Infine, cari amici, mentre vi porgo nella preghiera i miei migliori auguri per le vostre deliberazioni, permettetemi di suggerire che, forse più di ogni altra cosa, il nostro mondo, stanco della guerra — sembra che non possa vivere, senza guerra —, ha bisogno di rinnovare lo spirito di speranza che ha portato a fondare le strutture di cooperazione a servizio della pace all’indomani della seconda guerra mondiale. Vorrei chiedere a voi, il cui servizio ai nostri fratelli e sorelle è ispirato e sostenuto da quella pace che il mondo non può dare (cfr. Gv 14, 27), di essere testimoni di speranza, specialmente nei confronti delle nuove generazioni. La guerra non è speranza, la guerra non dà speranza.
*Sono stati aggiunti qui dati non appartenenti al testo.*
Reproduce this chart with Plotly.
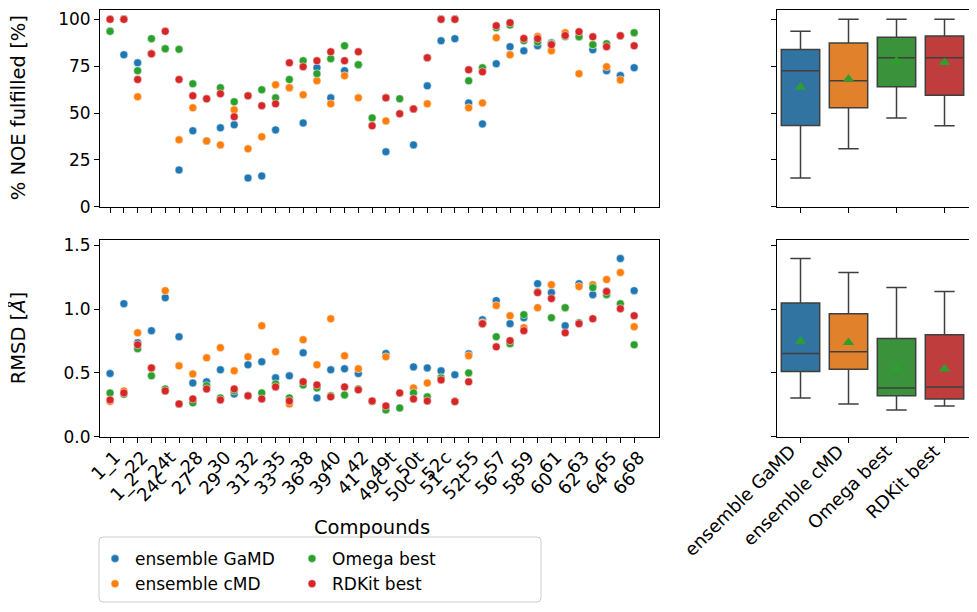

Possa il vostro impegno per il bene comune, sostenuto dalla fede nelle promesse di Cristo, servire da esempio per i nostri giovani. Quanto è importante per loro vedere modelli di speranza e ideali che contrastino i messaggi di pessimismo e cinismo — non dimentichiamo i messaggi cinici, sono terribili! — a cui i giovani sono così spesso esposti! Insomma, per noi che viviamo in un mondo in guerra, con permanenti crisi e conflitti, si tratta di trovare sapienza e forza per vedere oltre le nubi, di leggere i segni dei tempi e, con la speranza generata dalla fede, ispirare altri, specialmente i giovani, a lavorare per un domani migliore.

E con questi sentimenti, vi assicuro la mia preghiera per voi, per le vostre famiglie, e per tutti coloro a cui prestate il vostro servizio. Vi benedico di cuore e vi chiedo, per favore, di pregare per me. Grazie.